CAM-Gerlach · June 17, 2023, 3:25am

For anyone else who wants to either chime in or provide a different perspective, I tried to summarize the responses to Jason’s original question in a post on that issue.

mgorny · June 17, 2023, 5:09am

From Gentoo (i.e. downstream packager) perspective normalization makes things easier. Our package naming rules diverge from those for Python projects (and they’re over 20 years old, and changing them would be a major backwards compatibility hassle). The current normalization rules make it possible for a clean 1:1 mapping from Gentoo package names to PyPI filenames.

The fact that setuptools diverge is a hassle but it’s a minor hassle because it simply implements the old specification. We need to support it anyway because of old package versions, so it’s a matter of having a switch to restore the old behavior. It’s somewhat inconvenient because packagers now have to remember “you have to disable normalization if it’s setuptools or old”.

If setuptools finally started normalizing, the rule would eventually be simplified to “you may need to disable normalization if it is an old package”.

If the specs were changed again today, things would get really messy for Gentoo. For a start, maintainers would have to remember to switch between 3 normalization schemes now. What’s worse, Gentoo package names can’t have full stop character in them, so we won’t be able to do 1:1 normalization and instead we’d have to keep manually defining whether the - there converts to _ or to . (the problem is already there for non-normalized case but normalization gives us hope that it will eventually disappear).
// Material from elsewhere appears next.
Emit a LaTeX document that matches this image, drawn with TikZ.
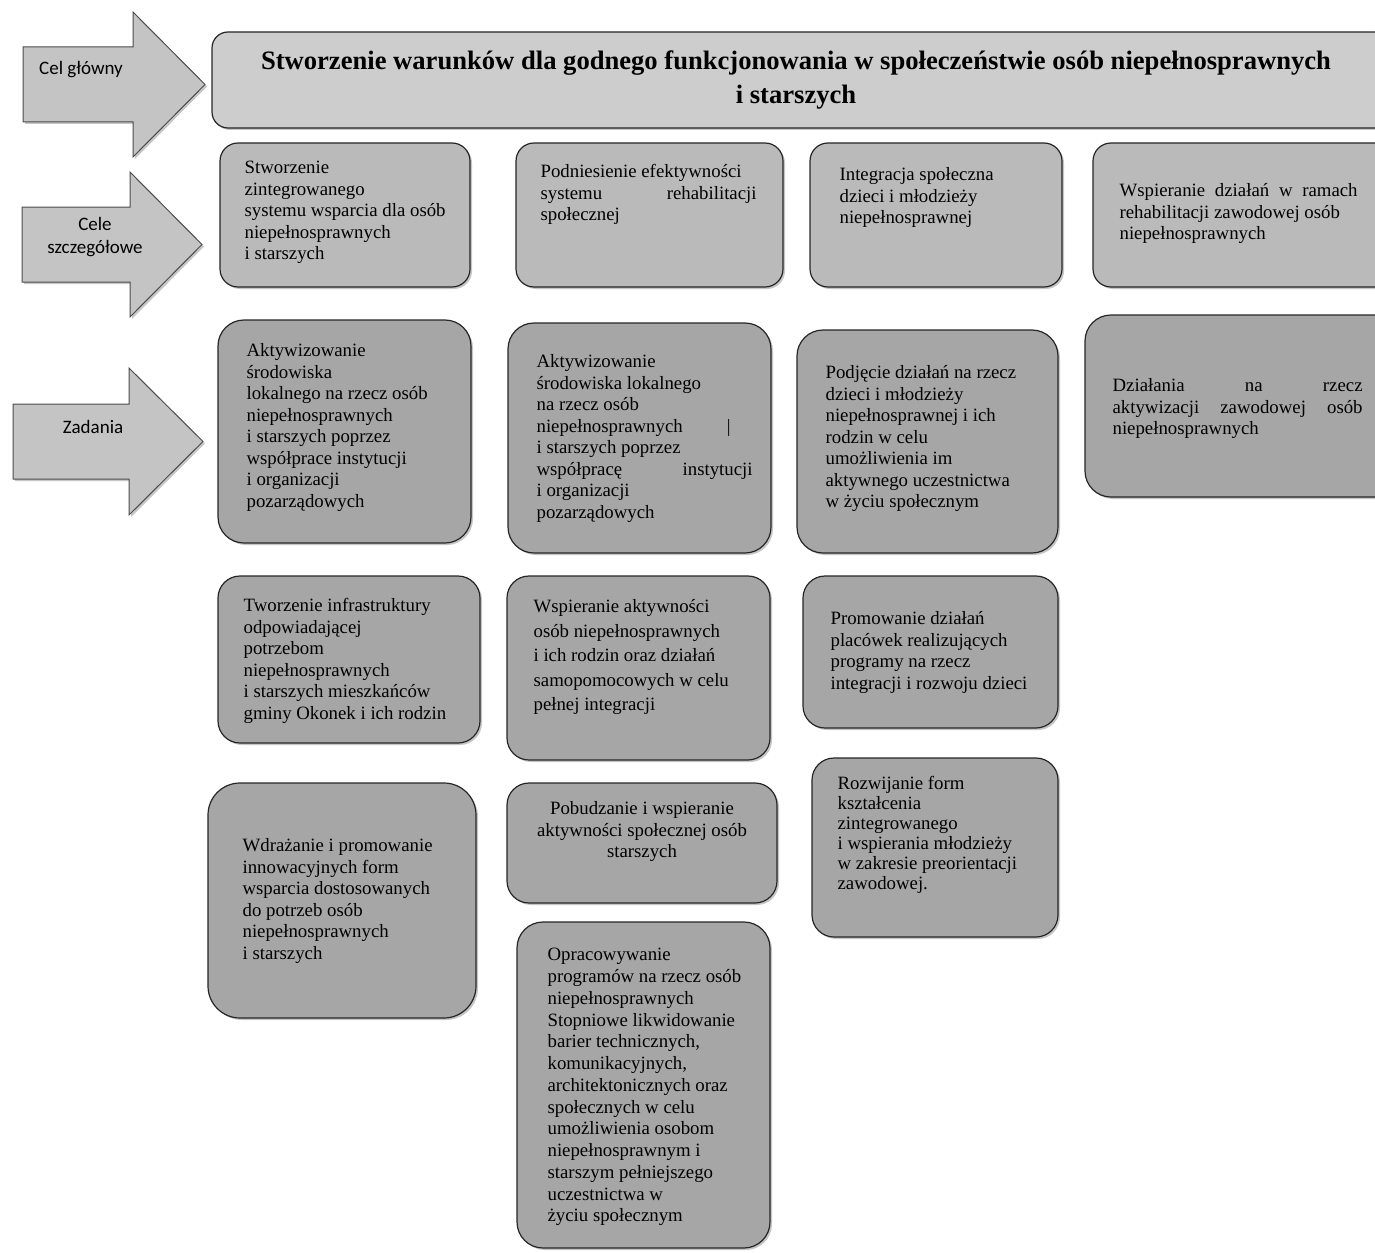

CAM-Gerlach · June 18, 2023, 11:41am

It sounds like the Setuptools maintainers involved have now indicated they are okay with following the lead of other tools and the general consensus here per pypa/setuptools#3777.

Additionally, Flit >=3.9 (released a month ago) now normalizes sdist names following PEP 625 (i.e. same as wheels) per pypa/flit#628

Combined with pdm-pep517 being deprecated and no longer developed and pdm-backend having replaced it, which normalizes both sdist and wheel names, this leaves only Setuptools as the outlier, and it looks like that might change soon-ish. Therefore, it seems reasonable to update PEP 716 to reflect this new reality and mandate normalization, to be consistent with what existing tools do (or plan to, at least).

ofek · June 19, 2023, 3:02pm

You can use Hatchling if you want. There is also a strict-naming option that can be disabled independently for both source distributions and wheels.

barry · June 22, 2023, 4:04pm

I’m now seeing what might be a related bug due to the broken package name normalization in some situations. I don’t have a root cause yet, but it seems related. At the very least, PyPI needs to honor the package name in its UI.

barry · June 22, 2023, 4:19pm

For tracking purposes, I’ve opened a bug on PyPI.

barry · June 22, 2023, 4:45pm

@dustin responded over on the PyPI bug, with what I suspected would be the case. pdm-backend normalized my pyproject.toml name in the package’s metadata, and PyPI honors that. So it does sounds like @ofek 's suggestion of using hatchling might be a temporary solution, although in my case, that will require pyproject.toml churn for the non-standard tool settings. Does pdm-backend need to support a similar option? @frostming

barry · June 22, 2023, 4:54pm

What if we want normalization of file names but not of the project name in the metadata? Or will that break the world?

barry · June 22, 2023, 4:55pm

github.com/pdm-project/pdm-backend

pdm-backend should not normalize names in project metadata

opened 04:55PM - 22 Jun 23 UTC

warsaw

In the [long thread on discuss.python.org](https://discuss.python.org/t/change-i…n-pypi-upload-behavior-intentional-accidental-pebkac/27707/1) several problems related to normalization of package names have been identified. Specifically, `pdm-backend`'s behavior of normalizing the package name in the project metadata causes PyPI to incorrectly display the package's intentional name and `pip install` instructions. Context is contained in the thread linked above. FWIW, I actually don't care about the file names - normalize away! I just want the metadata project name to match what I put in `pyproject.toml`!

ofek · June 22, 2023, 5:18pm

Hatchling does not normalize the name found within distribution metadata files so PyPI and other consumers have the raw text the user defines. Is that what you’re asking?